We’ve learned over the last twenty months that the more well-funded a school, the more likely it is to be able to meet the needs of its students and the community. After all of this disrupted learning and a bitter political fight over whether and how to make our schools more welcoming and inclusive places to teach and learn, New Hampshire public schools face their biggest threat yet.

Last November, the House Education Committee voted to approve the most extreme school voucher bill in the country. It proposes to give every resident the opportunity to withdraw an average of $10,000 from their local school budget every year for each of their children in the K-12 education system. It includes no requirements for the groups that receive these funds to offer any specific services or curriculum, and it imposes no limits on income or wealth for the families that take this money from their local public schools.

What’s more, once a family chooses to withdraw those funds, they are eligible for them each year until that child graduates. For example, a family who receives a $10,000 voucher for their child in first grade would be entitled to receive $120,000 over the course of the next twelve years, whether or not the program is continued or whether the town’s property taxpayers can afford it. A family of four would be able to take nearly a half-million dollars of local tax dollars intended to fund their local public school!

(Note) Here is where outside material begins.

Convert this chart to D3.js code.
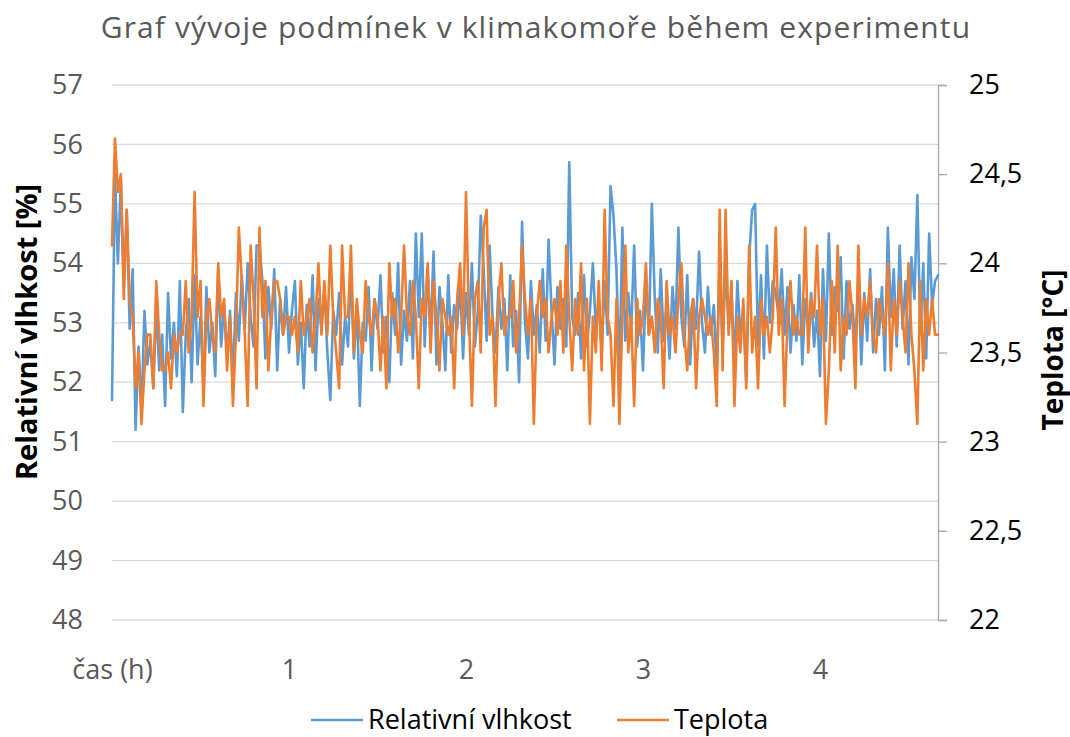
<!DOCTYPE html>
<html>
<head>
<meta charset="utf-8">
<script src="https://cdnjs.cloudflare.com/ajax/libs/d3/7.8.5/d3.min.js"></script>
<style>
  body { margin: 0; background: #fff; }
  svg { display: block; font-family: "Open Sans", sans-serif; }
</style>
</head>
<body>
<div id="chart"></div>
<script>
// popisky osy x (kategorie po minutách, popisek každých 60 bodů)
const xLabels = ["čas (h)", "1", "2", "3", "4"];
const xLabelIdx = [0, 60, 120, 180, 240];

const humTicks = [48, 49, 50, 51, 52, 53, 54, 55, 56, 57];
const tempTicks = [22, 22.5, 23, 23.5, 24, 24.5, 25];

// relativní vlhkost [%]
const vlhkost = [
  51.7, 55.5, 54.0, 55.4, 53.6, 54.9, 52.9, 53.9, 51.2, 52.6, 51.5, 53.2, 52.3, 52.7, 51.9, 53.3, 52.2, 52.8, 51.6, 53.5,
  52.4, 53.0, 52.1, 53.7, 51.5, 52.8, 53.4, 52.0, 53.8, 52.3, 53.1, 51.9, 53.6, 52.5, 53.0, 52.1, 53.9, 52.6, 53.3, 52.4,
  53.2, 52.0, 53.5, 52.7, 53.8, 52.9, 54.0, 53.1, 52.6, 54.3, 54.3, 53.7, 52.4, 53.6, 52.9, 53.9, 52.2, 53.4, 52.8, 53.6,
  52.5, 53.2, 53.7, 52.3, 53.0, 51.9, 53.3, 52.6, 53.8, 52.2, 53.4, 52.9, 53.6, 52.5, 51.7, 53.2, 52.8, 53.5, 52.3, 53.1,
  52.6, 53.9, 52.4, 53.3, 51.6, 53.0, 52.7, 53.6, 52.2, 53.4, 52.9, 53.8, 52.5, 53.1, 52.0, 53.5, 52.8, 54.0, 52.3, 53.2,
  52.7, 53.7, 52.4, 54.5, 53.1, 54.5, 52.6, 53.9, 52.8, 54.2, 52.3, 53.6, 53.0, 52.2, 53.8, 52.5, 53.3, 52.9, 53.7, 52.4,
  53.5, 52.8, 54.0, 52.6, 53.2, 54.8, 53.9, 52.7, 54.3, 53.1, 52.5, 53.6, 52.9, 53.4, 52.2, 53.8, 52.6, 53.2, 52.0, 54.7,
  53.0, 52.4, 53.7, 52.8, 53.3, 52.5, 53.9, 52.7, 54.4, 53.2, 52.3, 53.6, 52.9, 53.4, 52.6, 55.7, 53.1, 52.8, 53.5, 52.4,
  53.8, 52.6, 53.2, 54.0, 52.9, 53.4, 52.5, 53.7, 52.8, 55.3, 54.8, 53.9, 52.1, 54.6, 52.7, 53.5, 52.9, 54.3, 52.6, 53.2,
  52.2, 53.7, 52.8, 55.0, 53.4, 52.5, 53.9, 52.7, 53.3, 52.4, 53.6, 52.9, 54.6, 53.1, 52.6, 53.8, 52.3, 53.4, 52.9, 54.2,
  53.0, 52.5, 53.6, 52.8, 53.3, 52.2, 53.9, 52.6, 54.0, 52.9, 53.5, 52.3, 53.7, 52.8, 53.2, 52.0, 54.1, 54.9, 55.0, 52.6,
  53.8, 52.4, 54.3, 53.0, 53.7, 53.5, 53.1, 53.9, 52.8, 53.6, 52.5, 53.3, 52.7, 53.8, 52.3, 53.4, 52.9, 53.5, 52.6, 53.2,
  52.1, 53.9, 52.7, 54.5, 52.8, 53.6, 53.2, 54.1, 52.4, 53.7, 52.9, 53.3, 52.6, 53.8, 52.3, 53.5, 52.7, 53.9, 52.5, 53.4,
  52.8, 53.6, 52.2, 54.6, 53.1, 53.9, 52.6, 54.3, 52.9, 53.7, 52.3, 54.1, 53.4, 55.15, 52.8, 54.0, 52.4, 54.5, 53.3, 53.7,
  53.8
];

// teplota [°C]
const teplota = [
  24.1, 24.7, 24.4, 24.5, 23.8, 24.3, 23.8, 23.7, 23.3, 23.5, 23.1, 23.4, 23.6, 23.6, 23.3, 23.9, 23.6, 23.4, 23.4, 23.5,
  23.3, 23.6, 23.5, 23.6, 23.6, 23.9, 23.5, 23.7, 24.4, 23.7, 23.9, 23.2, 23.7, 23.8, 23.6, 23.5, 24.0, 23.7, 23.8, 23.4,
  23.7, 23.2, 23.6, 24.2, 23.9, 23.6, 23.2, 24.1, 23.8, 23.3, 24.2, 23.7, 23.9, 23.4, 23.7, 23.9, 23.9, 23.8, 23.6, 23.7,
  23.7, 23.6, 23.7, 23.5, 23.9, 23.6, 23.7, 23.8, 23.5, 23.7, 24.0, 23.6, 23.9, 23.6, 24.1, 23.7, 23.5, 23.3, 24.1, 23.7,
  23.7, 24.1, 23.5, 23.8, 23.6, 23.5, 23.9, 23.7, 23.6, 23.8, 23.7, 23.4, 23.7, 23.3, 24.0, 23.7, 23.8, 23.5, 23.7, 24.1,
  23.7, 23.6, 23.9, 23.7, 23.3, 23.8, 23.7, 24.0, 23.5, 23.9, 23.7, 23.4, 23.8, 23.7, 23.6, 23.7, 23.3, 23.8, 24.0, 23.6,
  24.4, 23.7, 23.2, 23.8, 23.9, 23.5, 24.2, 24.3, 23.6, 23.7, 23.2, 23.8, 24.0, 23.6, 23.7, 23.7, 23.9, 23.5, 23.7, 24.1,
  23.8, 23.6, 23.8, 23.1, 23.7, 23.9, 23.7, 23.8, 23.5, 23.7, 23.8, 23.6, 23.9, 23.5, 24.1, 23.7, 23.4, 23.8, 23.6, 24.0,
  23.4, 23.8, 23.1, 23.7, 23.5, 23.9, 23.4, 24.3, 23.7, 23.6, 23.2, 23.8, 23.1, 23.7, 24.1, 23.5, 23.7, 23.2, 23.8, 23.6,
  23.7, 24.0, 23.6, 23.7, 23.5, 23.8, 23.7, 23.3, 23.9, 23.6, 23.7, 23.5, 23.8, 24.0, 23.6, 23.4, 23.7, 23.8, 23.3, 23.7,
  23.8, 23.7, 23.6, 23.7, 23.5, 23.2, 24.3, 23.4, 24.3, 23.6, 23.9, 23.2, 23.7, 23.5, 23.8, 23.3, 24.1, 23.5, 23.7, 23.3,
  23.8, 23.6, 23.7, 23.5, 23.7, 24.2, 23.6, 23.8, 23.2, 23.7, 23.9, 23.6, 23.7, 23.6, 23.6, 24.2, 23.5, 23.8, 23.7, 24.1,
  23.6, 23.8, 23.1, 23.4, 23.9, 23.5, 24.1, 23.4, 23.7, 23.6, 23.9, 23.7, 23.3, 24.1, 23.6, 23.8, 23.7, 23.9, 23.6, 23.5,
  23.8, 23.7, 23.6, 24.0, 23.4, 23.8, 23.6, 23.9, 23.7, 23.5, 24.0, 23.6, 23.4, 23.1, 23.9, 23.4, 23.8, 23.6, 23.8, 23.6,
  23.6
];

const W = 1070, H = 737;
const margin = { top: 85, right: 132, bottom: 117, left: 112 };
const width = W - margin.left - margin.right;
const height = H - margin.top - margin.bottom;
const tickFont = "27px";

const svg = d3.select("#chart").append("svg")
  .attr("width", W).attr("height", H);

const g = svg.append("g")
  .attr("transform", `translate(${margin.left},${margin.top})`);

// škály
const x = d3.scaleLinear().domain([0, vlhkost.length - 1]).range([0, width]);
const yL = d3.scaleLinear().domain([48, 57]).range([height, 0]);
const yR = d3.scaleLinear().domain([22, 25]).range([height, 0]);

// mřížka
g.append("g")
  .selectAll("line")
  .data(humTicks)
  .enter().append("line")
  .attr("x1", 0).attr("x2", width)
  .attr("y1", d => yL(d)).attr("y2", d => yL(d))
  .attr("stroke", "#d9d9d9").attr("stroke-width", 1.3);

// levá osa
const leftAxis = g.append("g")
  .call(d3.axisLeft(yL).tickValues(humTicks).tickSize(0).tickPadding(29));
leftAxis.select(".domain").remove();
leftAxis.selectAll("text")
  .style("font-size", tickFont).style("fill", "#595959")
  .style("font-family", "'Open Sans', sans-serif");

// pravá osa
const rightAxis = g.append("g")
  .attr("transform", `translate(${width},0)`)
  .call(d3.axisRight(yR).tickValues(tempTicks).tickSize(9).tickPadding(22)
    .tickFormat(d => String(d).replace(".", ",")));
rightAxis.select(".domain").attr("stroke", "#a6a6a6").attr("stroke-width", 1.3);
rightAxis.selectAll("line").attr("stroke", "#a6a6a6").attr("stroke-width", 1.3);
rightAxis.selectAll("text")
  .style("font-size", tickFont).style("fill", "#000")
  .style("font-family", "'Open Sans', sans-serif");

// osa x
const bottomAxis = g.append("g")
  .attr("transform", `translate(0,${height})`)
  .call(d3.axisBottom(x).tickValues(xLabelIdx).tickSize(0).tickPadding(40)
    .tickFormat((d, i) => xLabels[i]));
bottomAxis.select(".domain").remove();
bottomAxis.selectAll("text")
  .style("font-size", tickFont).style("fill", "#595959")
  .style("font-family", "'Open Sans', sans-serif");

// křivky
const lineH = d3.line().x((d, i) => x(i)).y(d => yL(d));
const lineT = d3.line().x((d, i) => x(i)).y(d => yR(d));

g.append("path").datum(vlhkost)
  .attr("d", lineH).attr("fill", "none")
  .attr("stroke", "#5b9bd5").attr("stroke-width", 2.6)
  .attr("stroke-linejoin", "round").attr("stroke-linecap", "round");

g.append("path").datum(teplota)
  .attr("d", lineT).attr("fill", "none")
  .attr("stroke", "#ed7d31").attr("stroke-width", 2.6)
  .attr("stroke-linejoin", "round").attr("stroke-linecap", "round");

// titulek
svg.append("text")
  .attr("x", 536).attr("y", 38)
  .attr("text-anchor", "middle")
  .style("font-size", "30px").style("letter-spacing", "1.1px").style("fill", "#595959")
  .text("Graf vývoje podmínek v klimakomoře během experimentu");

// názvy os
svg.append("text")
  .attr("transform", `translate(37,332) rotate(-90)`)
  .attr("text-anchor", "middle")
  .style("font-size", "29px").style("font-weight", "bold").style("fill", "#000")
  .text("Relativní vlhkost [%]");

svg.append("text")
  .attr("transform", `translate(1063,350) rotate(-90)`)
  .attr("text-anchor", "middle")
  .style("font-size", "28px").style("font-weight", "bold").style("fill", "#000")
  .text("Teplota [°C]");

// legenda
const legend = [
  { name: "Relativní vlhkost", color: "#5b9bd5", x: 311 },
  { name: "Teplota", color: "#ed7d31", x: 617 }
];
const lg = svg.append("g").selectAll("g").data(legend).enter().append("g")
  .attr("transform", d => `translate(${d.x},720)`);
lg.append("line").attr("x1", 0).attr("x2", 52)
  .attr("stroke", d => d.color).attr("stroke-width", 2.6);
lg.append("text").attr("x", 57).attr("y", 9)
  .style("font-size", "27px").style("fill", "#000")
  .text(d => d.name);
</script>
</body>
</html>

Put simply, this bill is a missile aimed directly at the heart of public education in New Hampshire. It threatens the wellbeing of our community by robbing our public schools of much-needed funding, leaving our special needs children without adequate support in their schools, placing a greater burden on all of us to cover the inevitable increase in property taxes, and ultimately sending our public school system into a tailspin from which it may never recover.

Many people have been making strong arguments about the dangers of draining funds from our local public schools, but I want to take a moment to make the case for why our local schools deserve every dollar we send their way, and why it is more important than ever that we fully fund our schools by opposing this bill and voting yes on teacher contracts and school budgets this March.

Public schools open their doors to every child. They are one of the few places in our state where young people from all walks of life can come together to grow and learn. That means that the many students who would be turned away or who would never even think to apply to a parochial or private school are welcome in our public schools, no matter who they are, what they believe, and what challenges they face. For example, at the school where I teach, we have students withprofound disabilities who require intense and costly care. We provide it because it is our obligation as a public school to teach every child in our community. Even more importantly, we know that supporting these students benefits everyone in our community by sending a clear message that everyone deserves a chance to grow and thrive.

I am proud of my town’s history as the site of the state’s first public school. I want to live in a community that continues to care for every one of its children. I don’t want to live in a community where each family is encouraged to get theirs while the getting is good while forsaking other people’s children to deal with the aftermath in an underfunded school.

I have hope that our elected representatives care as much as I do about our community's greatest asset, and I implore them to oppose this bill for the sake of my family and all our neighbors in Hampton. If they do vote for this bill, I encourage all of us to make our voices heard at the ballot box by voting to fully fund our schools and electing representatives that will fight for fair and adequate school funding in N.H.!

Eric Schildge, of Hampton, is a member of the Hampton Town Democratic Committee.